Although many of us might find it fascinating for Snape and 
Dumbledore and others to be psychologically dissected and their 
motivations and understandings lovingly and thoroughly explained, I 
just don't think JKR is very interested in that at all (not totally 
disinterested, but it just isn't very high on her priorities list).  

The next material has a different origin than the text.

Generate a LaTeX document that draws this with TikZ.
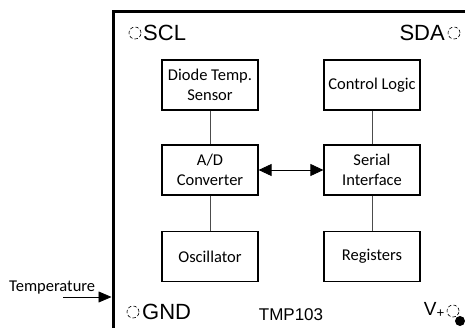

Whatever explanation we get, whether a major revelation or not, is 
highly unlikely to be the kind of thing this list wants (i.e. where 
the adults are deeply examined with their motivations linked to 
childhood and adult fears and dreams with complicated and plausible 
webs of belief and emotion).  

To put it another way, I disagree with Magpie that Snape and his 
motivations may be the key to everything.  I think JKR has made it 
very clear that HARRY and HIS motivations are the key to 
everything.  The motivations and beliefs of other characters, even 
of Dumbledore himself, just aren't very important when compared to 
Harry's.  If Snape ends up being very important, the person whose 
motivations and understandings undergo loving examination will be 
Harry.  Even if Snape is the catalyst for that examination, his 
importance will clearly lie in his interaction with Harry's story 
arc.  In the end, I just don't think we're going to get the intense 
emphasis on Snape's own story arc that many people want.  Snape just 
isn't the hero.


Along those lines, I disagree that kids necessarily find it 
upsetting when people's motivations don't make a lot of sense.  I 
think it depends a lot on what role the person in question ends up 
playing in the story.  Villains never really make sense, that's part 
of the reason they're villains.  Heroes or "good" characters, 
however, are supposed to make at least a surface kind of sense.  So 
a lot of it depends on what role JKR intends Snape to play.  If he 
is a quasi-hero, then kids probably would expect his motivations to 
make sense.  If he is a (quasi) villain or clear supporting 
character, I don't know that they would be particularly demanding of 
him with regard to clear motivation.